Nobody said being a single mother is easy. Every single mother has to be the mother and the father to her child, taking on two extremely difficult roles in one, and doing so while maintaining her own self-care. With Father’s Day passing this weekend, there is still public controversy about whether single mothers should be honoured if the father of a child be absent. Stroking this controversy was toilet paper company, Angel Soft, who released a commercial, two years ago, recognizing single mothers on Father’s Day. Back in 2011, Hallmark’s Mahogany Line released a Happy Father’s Day card specifically targeted to African American single mothers. Unsurprisingly, the card generated criticism from the African-American community for being racist, and for simplifying the problem of absentee-fathers within the community. Today, Hallmark still offers a Father’s Day card aimed at single mothers, although the card no longer targets single African-American mothers.
My father cooked and cleaned when I was growing up. He bathed me and took me to school, and after he picked me up from school, we spent hours working on my homework together. He was my mother and my father when I was a child, as was my mum who also did all the things my father did. My father taught me about body hygiene, and my mother taught me about periods. My mother bought me my school shoes, and my father disciplined me when he thought me to be out of line.
Both parents were both parents to me, dividing their share of raising me, not according to gendered norms, but as partners within a family where both were the head of the family. On Father’s Day, I do not think to give my father a “Happy Mother’s Day” card. Similarly, on Mother’s Day, I do not honour my mother with a “Happy Father’s Day” card. Should either one had not been present during my childhood, I would still honour each respective parent as the mother or the father.

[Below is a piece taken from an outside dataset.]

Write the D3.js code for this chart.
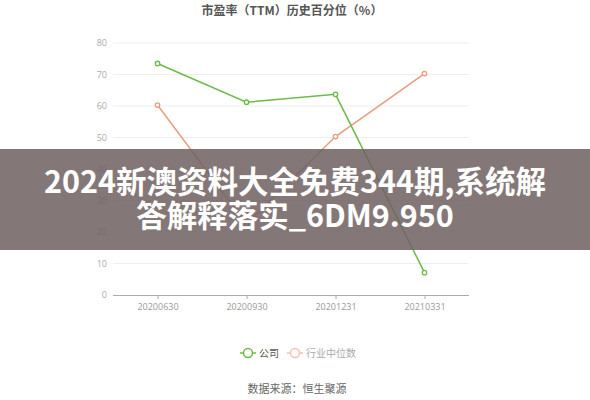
<!DOCTYPE html>
<html>
<head>
<meta charset="utf-8">
<script src="https://cdn.jsdelivr.net/npm/d3@7"></script>
<style>
  body { margin: 0; background: #fff; }
  svg { display: block; font-family: "Noto Sans CJK SC", "Noto Sans", sans-serif; }
</style>
</head>
<body>
<svg id="chart" width="590" height="400"></svg>
<script>
var categories = ["20200630", "20200930", "20201231", "20210331"];
var companyValues = [73.5, 61.2, 63.7, 7.1];
var industryValues = [60.3, 22.5, 50.3, 70.3];
var yTicks = [0, 10, 20, 30, 40, 50, 60, 70, 80];
var seriesNames = ["公司", "行业中位数"];
var titleText = "市盈率（TTM）历史百分位（%）";
var sourceText = "数据来源：恒生聚源";
var bannerLines = ["2024新澳资料大全免费344期,系统解", "答解释落实_6DM9.950"];

var GREEN = "#6cbb47", ORANGE = "#e99c7e";

var svg = d3.select("#chart");

var x = d3.scalePoint().domain(categories).range([113, 469]).padding(0.5);
var y = d3.scaleLinear().domain([0, 80]).range([295, 43]);

// title
svg.append("text")
  .attr("x", 292).attr("y", 15)
  .attr("text-anchor", "middle")
  .style("font-size", "12px").style("font-weight", "bold")
  .style("fill", "#555")
  .text(titleText);

// grid
svg.append("g").selectAll("line").data(yTicks.slice(1)).enter().append("line")
  .attr("x1", 113).attr("x2", 469)
  .attr("y1", function (d) { return y(d); })
  .attr("y2", function (d) { return y(d); })
  .style("stroke", "#eeeeee").style("stroke-width", 1);

// y axis labels
var yAxis = svg.append("g").attr("transform", "translate(113,0)")
  .call(d3.axisLeft(y).tickValues(yTicks).tickSize(0).tickPadding(6));
yAxis.select(".domain").remove();
yAxis.selectAll("text").style("font-size", "9px").style("fill", "#aaa")
  .style("font-family", "'Open Sans', sans-serif");

// x axis
var xAxis = svg.append("g").attr("transform", "translate(0," + y(0) + ")")
  .call(d3.axisBottom(x).tickSizeOuter(0).tickSizeInner(4).tickPadding(5));
xAxis.select(".domain").attr("d", "M113,0.5H469").style("stroke", "#aaa");
xAxis.selectAll(".tick line").style("stroke", "#aaa");
xAxis.selectAll("text").style("font-size", "9px").style("fill", "#999")
  .style("font-family", "'Open Sans', sans-serif");

// lines
var line = d3.line()
  .x(function (d, i) { return x(categories[i]); })
  .y(function (d) { return y(d); });

[[industryValues, ORANGE], [companyValues, GREEN]].forEach(function (s) {
  svg.append("path").datum(s[0])
    .attr("d", line)
    .style("fill", "none").style("stroke", s[1]).style("stroke-width", 1.5);
  svg.append("g").selectAll("circle").data(s[0]).enter().append("circle")
    .attr("cx", function (d, i) { return x(categories[i]); })
    .attr("cy", function (d) { return y(d); })
    .attr("r", 2.2)
    .style("fill", "#fff").style("stroke", s[1]).style("stroke-width", 1.3);
});

// legend
var legend = svg.append("g").attr("transform", "translate(0,353)");
var items = [[seriesNames[0], GREEN, "#555", 248], [seriesNames[1], "#f2c4b4", "#aaa", 295]];
items.forEach(function (it) {
  legend.append("line").attr("x1", it[3] - 8).attr("x2", it[3] + 8)
    .style("stroke", it[1]).style("stroke-width", 1.5);
  legend.append("circle").attr("cx", it[3]).attr("r", 4.5)
    .style("fill", "#fff").style("stroke", it[1]).style("stroke-width", 1.5);
  legend.append("text").attr("x", it[3] + 11).attr("dy", "0.35em")
    .style("font-size", "10px").style("fill", it[2]).text(it[0]);
});

// source
svg.append("text")
  .attr("x", 297).attr("y", 393)
  .attr("text-anchor", "middle")
  .style("font-size", "11px").style("fill", "#666")
  .text(sourceText);

// overlay banner
svg.append("rect")
  .attr("x", 0).attr("y", 149).attr("width", 590).attr("height", 101)
  .style("fill", "rgba(112,97,97,0.86)");
svg.append("g").selectAll("text").data(bannerLines).enter().append("text")
  .attr("x", 295)
  .attr("y", function (d, i) { return 193 + i * 34; })
  .attr("text-anchor", "middle")
  .style("font-size", "30.5px").style("font-weight", "bold").style("fill", "#fff")
  .text(function (d) { return d; });
</script>
</body>
</html>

Honouring mothers as fathers on Father’s Day is not needed, for the single mother who raises her child, or children, on her own, does so as a single mother, not as a single father. She does not refer to herself as a father, although does attempt to replace the loss of a father’s presence. My father was often away for long periods of time, and my mother became the only authority figure in my household. As a younger child, my mother worked long hours and was barely at home, leaving me with my father. Without the presence of one, the other stepped in to become both parent to me.
While I do not trivialise the struggle every single mother goes through, it becomes unnecessary to switch the gendered celebration, when single fathers are also honoured on Father’s Day. My aunt, a single mother herself, receives a Mother’s Day card from me, for she has been like a mother to me too. Yet, I do not presume to send her a Father’s Day card on Father’s Day, though she has often acted like a father to me too. The debate here, perhaps, is not about honouring mothers during Fathers’ Day, or vice versa. It is about honouring parents during two differing days that cater to both genders. Within our current culture of rejecting rigid gendered norms, the mother can be the father, and the father the mother, whether in single-parent homes, double-parent homes or within other non-traditional family settings. Coincidentally, there is also a National Single Parents’ Day, celebrated on March 21st.